Erwin Schulhoff’s (1894-1942) roots as a Czech of Jewish-German origin is reminiscent of Mahler, who once famously said “I am thrice homeless, as a native of Bohemia in Austria, as an Austrian among Germans, and as a Jew throughout all the world. Everywhere an intruder, never welcomed.” Schulhoff’s ability to integrate the different musical and political cultures that seethed in the decades between the two Great Wars, is one reason that his music has been recovered and performed after his premature death in 1942. At age eight, as a child prodigy, Schulhoff was admitted to the Prague Conservatory to study piano at the recommendation of Dvorak, who had little interest in prodigies. He was rewarded with a piece of chocolate. The works on this disc cover the early and middle periods of Schulhoff’s composing life.

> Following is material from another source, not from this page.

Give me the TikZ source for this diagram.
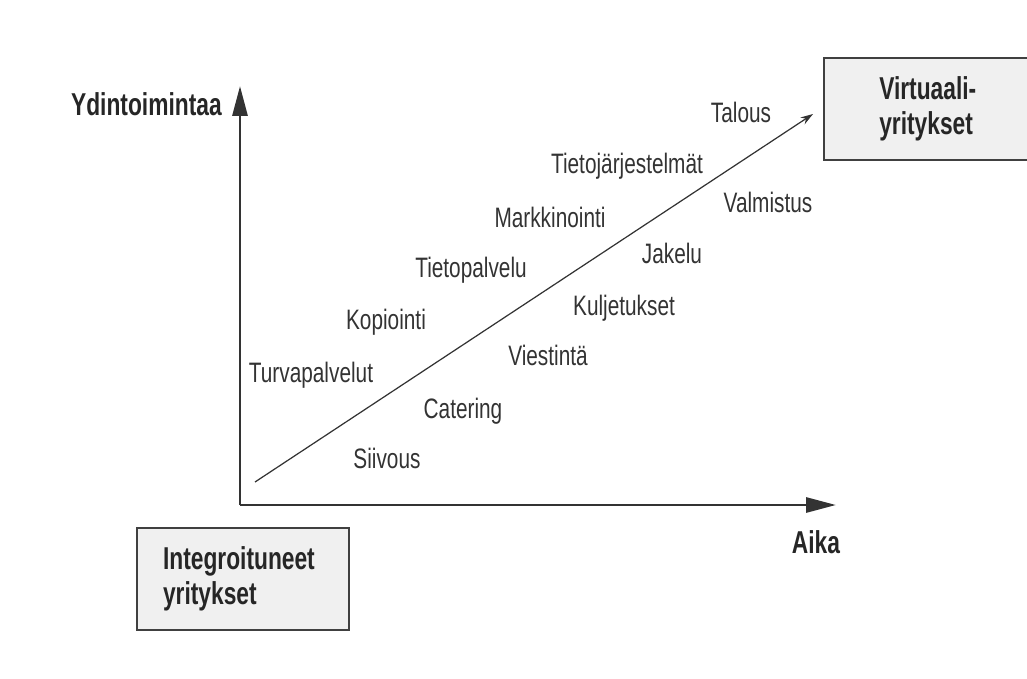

The Suite for violin and piano (1911) is a student work that expresses the composer’s love for the dance – three of the movements are dance forms (Gavotte, Minuet and Waltz). It’s a deliciously tart late Romantic work that ends with an especially beautiful and clever Scherzo. The Sonata No. 1, written two years later, is more harmonically sophisticated and shows the influence of  Debussy, with whom he briefly studied. It’s dreamy, wanders at times, and is less rhythmically precise. Yet, it’s emotionally effective because of its long lyrical lines.  In both of these works, the Becker-Bender duo’s collaboration is richly romantic and the full clear sound is most appealing.

In his middle period (after World War I), Schulhoff was a brilliant pianist who championed the avant garde, performing Berg, Scriabin, Schoenberg, and Webern, among others. The Sonata for solo violin (1927) reflects these contemporary artists. It makes use of the solo violin’s musical possibilities from rhythmic fireworks to chromatic lyricism. Later, his music veered towards jazz, Dadaism, French neoclassicism and Slavonic folk music. At one time, he had one of the largest jazz record collections in Europe. The Violin Sonata No. 2 begins in a rhythmically exuberant manner that suggests a jazz influence, but it’s more akin to Bartok with its acerbic chromaticism and motivic spikiness. The intense and slow-burning Andante sticks in the memory. The composer’s final years saw him compose music in the style of Social Realism, motivated by his passion for communism. Unfortunately, it led to his imprisonment and death in a Nazi concentration camp at the age of 48.

Violinist Tanja Becker-Bender and pianist Markus Becker demonstrate an astonishing ability to perform the diverse musical and stylistic demands of these engrossing works. Erwin Schulhoff is a composer who is deservedly becoming better known and this superbly performed and recorded CD is an excellent place to make his acquaintance.